A Hybrid approach to neural networks based speech segmentation

[Conference] Frontiers of Research in Speech and Music (FRSM), Rourkela, India, December 2017


Arun Baby, Jeena Prakash and Hema A Murthy


Building speech synthesis systems for Indian languages is challenging owing to the fact that digital resources for Indian languages are hardly available. Vocabulary independent speech synthesis requires that a given text is split at the level of the smallest sound unit, namely, phone. The waveforms or models of phones are concatenated to produce speech. The waveforms corresponding to that of the phones are obtained manually (listening and marking), when digital resources are scarce. Manually labeling of data can lead to inconsistencies as the duration of phonemes can be as short as 10ms. The most common approach to automatic segmentation of speech is, to perform forced alignment using monophone HMM models that have been obtained using embedded re-estimation after flat start initialization.

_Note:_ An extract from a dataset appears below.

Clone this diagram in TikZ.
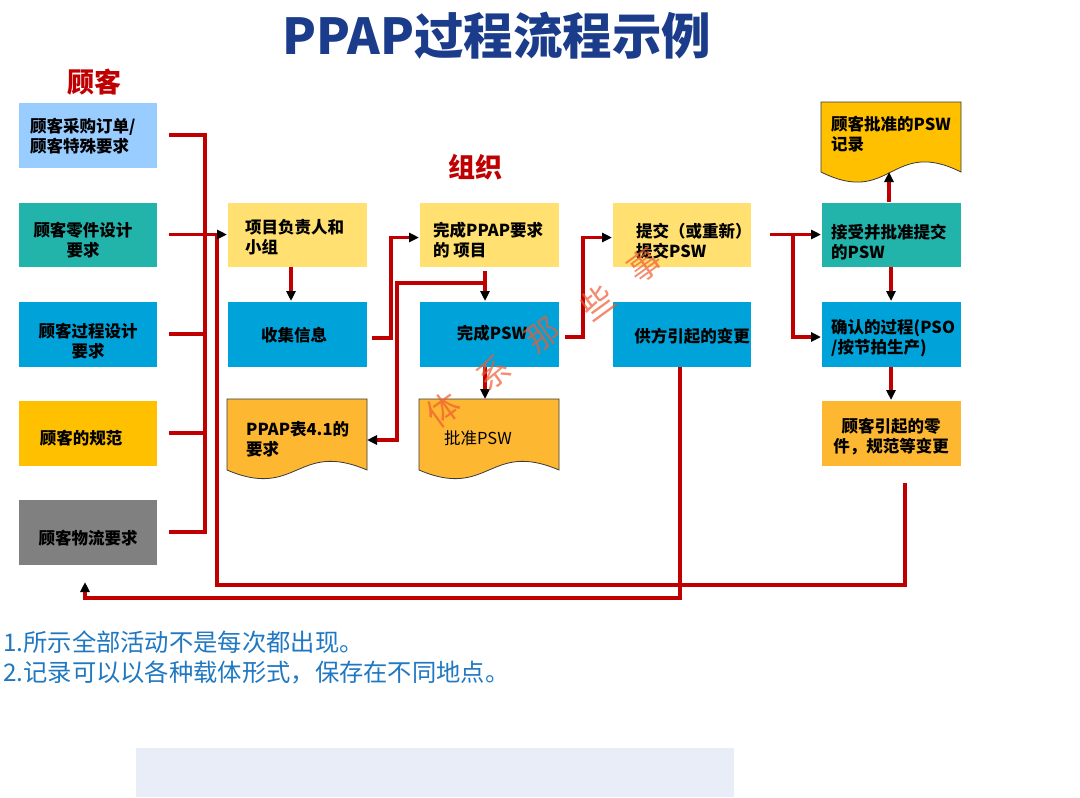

These results are then used in a DNN/CNN framework to build better acoustic models for speech synthesis. Segmentation using this approach requires large amounts of data and does not work very well for low resource languages. To address the issue of paucity of data, signal processing cues are used. The final waveforms are then used in an HMM based statistical parametric synthesis framework to build speech synthesis systems for 5 Indian languages. Qualitative assessments indicate that there is a significant improvement in quality of synthesis.